◆ Direction
Provide an exact copy of the data, excluding the images.

◆ Raw data
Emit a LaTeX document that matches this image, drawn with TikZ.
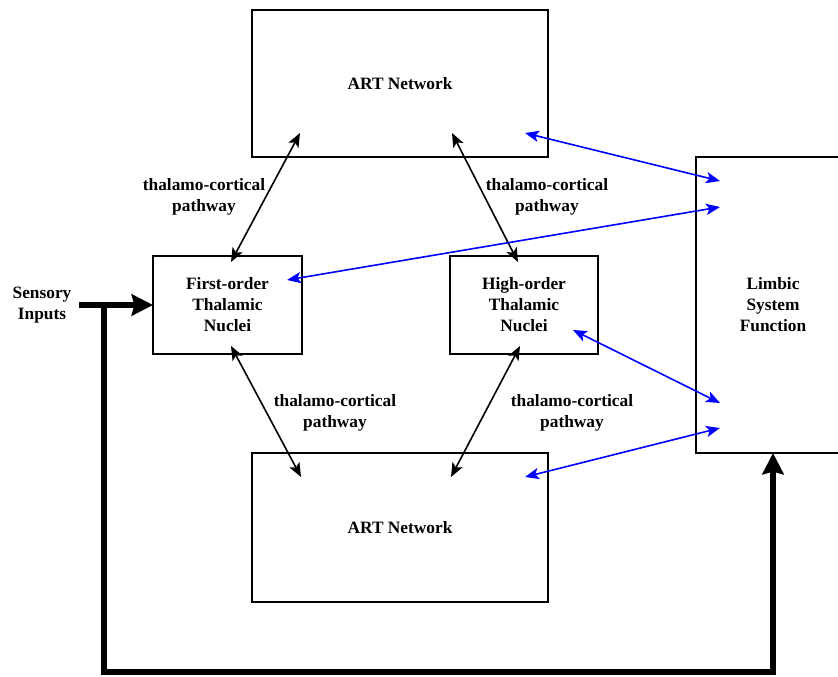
\documentclass[tikz,border=0pt]{standalone}
\usepackage{fontspec}
\setmainfont{Liberation Serif}
\usetikzlibrary{arrows.meta,calc}
\tikzset{
  box/.style={draw=black,line width=1.3pt,inner sep=0pt,outer sep=0pt,align=center,font=\fontsize{13}{15.75}\selectfont\bfseries},
  lbl/.style={inner sep=0pt,align=center,font=\fontsize{13}{15.75}\selectfont\bfseries},
  blk/.style={line width=1.2pt,{Stealth[length=10.5pt,width=8.5pt,inset=2.5pt]}-{Stealth[length=10.5pt,width=8.5pt,inset=2.5pt]}},
  blu/.style={draw={rgb,255:red,0;green,0;blue,255},line width=1.2pt,{Stealth[length=10.5pt,width=8.5pt,inset=2.5pt]}-{Stealth[length=10.5pt,width=8.5pt,inset=2.5pt]}},
  thickln/.style={line width=4.5pt},
  thickarr/.style={line width=4.5pt,-{Stealth[length=16pt,width=16pt,inset=2pt]}}
}
\begin{document}
\begin{tikzpicture}[x=0.75pt,y=-0.75pt]
\useasboundingbox (0,0) rectangle (838,677);
\node[box,minimum width=222pt,minimum height=110.25pt] (art1) at (400,83.5) {ART Network};
\node[box,minimum width=111.75pt,minimum height=73.5pt] (first) at (227.5,305) {First-order\\Thalamic\\Nuclei};
\node[box,minimum width=111pt,minimum height=73.5pt] (high) at (524,305) {High-order\\Thalamic\\Nuclei};
\node[box,minimum width=222pt,minimum height=111.75pt] (art2) at (400,527.5) {ART Network};
\node[box,minimum width=115.5pt,minimum height=222pt] (limbic) at (773,305) {Limbic\\System\\Function};
\node[lbl] (sens) at (42,305) {Sensory\\Inputs};
\node[lbl] (l1) at (204,197) {thalamo-cortical\\pathway};
\node[lbl] (l2) at (547,197) {thalamo-cortical\\pathway};
\node[lbl] (l3) at (335,413) {thalamo-cortical\\pathway};
\node[lbl] (l4) at (572,413) {thalamo-cortical\\pathway};
% black connectors
\draw[blk] ($(first.north)+(3.5,6)$) -- ($(art1.south)+(-100,-24)$);
\draw[blk] ($(high.north)+(-6,6)$) -- ($(art1.south)+(52,-24)$);
\draw[blk] ($(first.south)+(3.5,-8)$) -- ($(art2.north)+(-99,24)$);
\draw[blk] ($(high.south)+(-4,-8)$) -- ($(art2.north)+(51,24)$);
% blue connectors
\draw[blu] ($(art1.south east)+(-23,-24)$) -- ($(limbic.north west)+(24,24)$);
\draw[blu] ($(first.north east)+(-15,24)$) -- ($(limbic.north west)+(24,50)$);
\draw[blu] ($(high.south east)+(-25,-24)$) -- ($(limbic.south west)+(24,-50)$);
\draw[blu] ($(art2.north east)+(-23,24)$) -- ($(limbic.south west)+(24,-25)$);
% thick sensory line
\coordinate (s0) at (79,305);
\coordinate (j) at (104,305);
\draw[thickarr] (s0) -- (first.west);
\draw[thickln,line join=miter] (j) -- (104,672) -| ($(limbic.south)+(0,14)$);
\draw[thickarr] ($(limbic.south)+(0,24)$) -- (limbic.south);
\end{tikzpicture}
\end{document}
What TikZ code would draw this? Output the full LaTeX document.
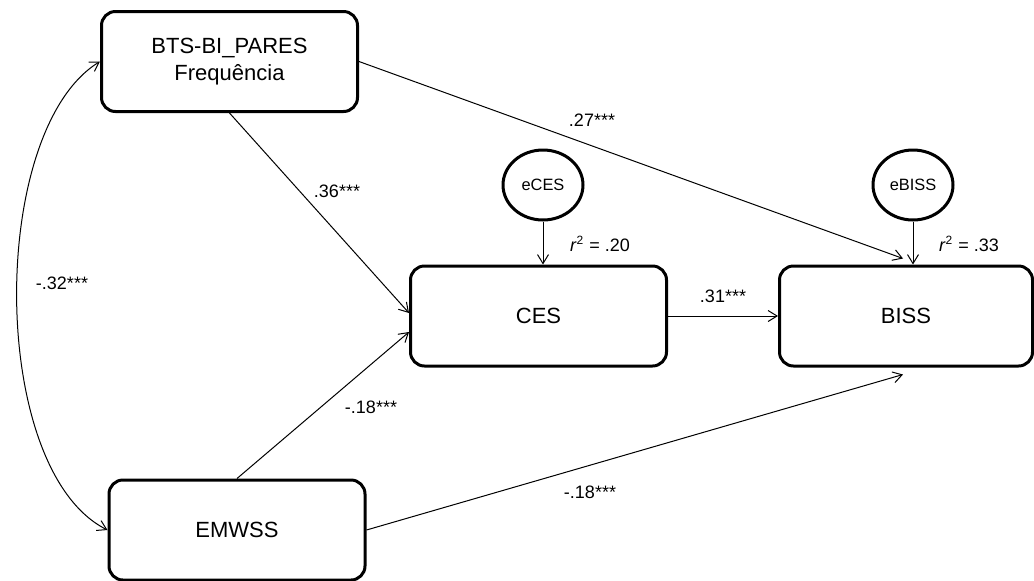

◆ Reply
Emit a LaTeX document that matches this image, drawn with TikZ.
\documentclass[tikz,border=0pt]{standalone}
\usepackage{fontspec}
\setmainfont{Liberation Serif}
\usetikzlibrary{arrows.meta,calc}
\tikzset{
  box/.style={draw=black,line width=1.3pt,inner sep=0pt,outer sep=0pt,align=center,font=\fontsize{13}{15.75}\selectfont\bfseries},
  lbl/.style={inner sep=0pt,align=center,font=\fontsize{13}{15.75}\selectfont\bfseries},
  blk/.style={line width=1.2pt,{Stealth[length=10.5pt,width=8.5pt,inset=2.5pt]}-{Stealth[length=10.5pt,width=8.5pt,inset=2.5pt]}},
  blu/.style={draw={rgb,255:red,0;green,0;blue,255},line width=1.2pt,{Stealth[length=10.5pt,width=8.5pt,inset=2.5pt]}-{Stealth[length=10.5pt,width=8.5pt,inset=2.5pt]}},
  thickln/.style={line width=4.5pt},
  thickarr/.style={line width=4.5pt,-{Stealth[length=16pt,width=16pt,inset=2pt]}}
}
\begin{document}
\begin{tikzpicture}[x=0.75pt,y=-0.75pt]
\useasboundingbox (0,0) rectangle (838,677);
\node[box,minimum width=222pt,minimum height=110.25pt] (art1) at (400,83.5) {ART Network};
\node[box,minimum width=111.75pt,minimum height=73.5pt] (first) at (227.5,305) {First-order\\Thalamic\\Nuclei};
\node[box,minimum width=111pt,minimum height=73.5pt] (high) at (524,305) {High-order\\Thalamic\\Nuclei};
\node[box,minimum width=222pt,minimum height=111.75pt] (art2) at (400,527.5) {ART Network};
\node[box,minimum width=115.5pt,minimum height=222pt] (limbic) at (773,305) {Limbic\\System\\Function};
\node[lbl] (sens) at (42,305) {Sensory\\Inputs};
\node[lbl] (l1) at (204,197) {thalamo-cortical\\pathway};
\node[lbl] (l2) at (547,197) {thalamo-cortical\\pathway};
\node[lbl] (l3) at (335,413) {thalamo-cortical\\pathway};
\node[lbl] (l4) at (572,413) {thalamo-cortical\\pathway};
% black connectors
\draw[blk] ($(first.north)+(3.5,6)$) -- ($(art1.south)+(-100,-24)$);
\draw[blk] ($(high.north)+(-6,6)$) -- ($(art1.south)+(52,-24)$);
\draw[blk] ($(first.south)+(3.5,-8)$) -- ($(art2.north)+(-99,24)$);
\draw[blk] ($(high.south)+(-4,-8)$) -- ($(art2.north)+(51,24)$);
% blue connectors
\draw[blu] ($(art1.south east)+(-23,-24)$) -- ($(limbic.north west)+(24,24)$);
\draw[blu] ($(first.north east)+(-15,24)$) -- ($(limbic.north west)+(24,50)$);
\draw[blu] ($(high.south east)+(-25,-24)$) -- ($(limbic.south west)+(24,-50)$);
\draw[blu] ($(art2.north east)+(-23,24)$) -- ($(limbic.south west)+(24,-25)$);
% thick sensory line
\coordinate (s0) at (79,305);
\coordinate (j) at (104,305);
\draw[thickarr] (s0) -- (first.west);
\draw[thickln,line join=miter] (j) -- (104,672) -| ($(limbic.south)+(0,14)$);
\draw[thickarr] ($(limbic.south)+(0,24)$) -- (limbic.south);
\end{tikzpicture}
\end{document}
What TikZ code would draw this? Output the full LaTeX document.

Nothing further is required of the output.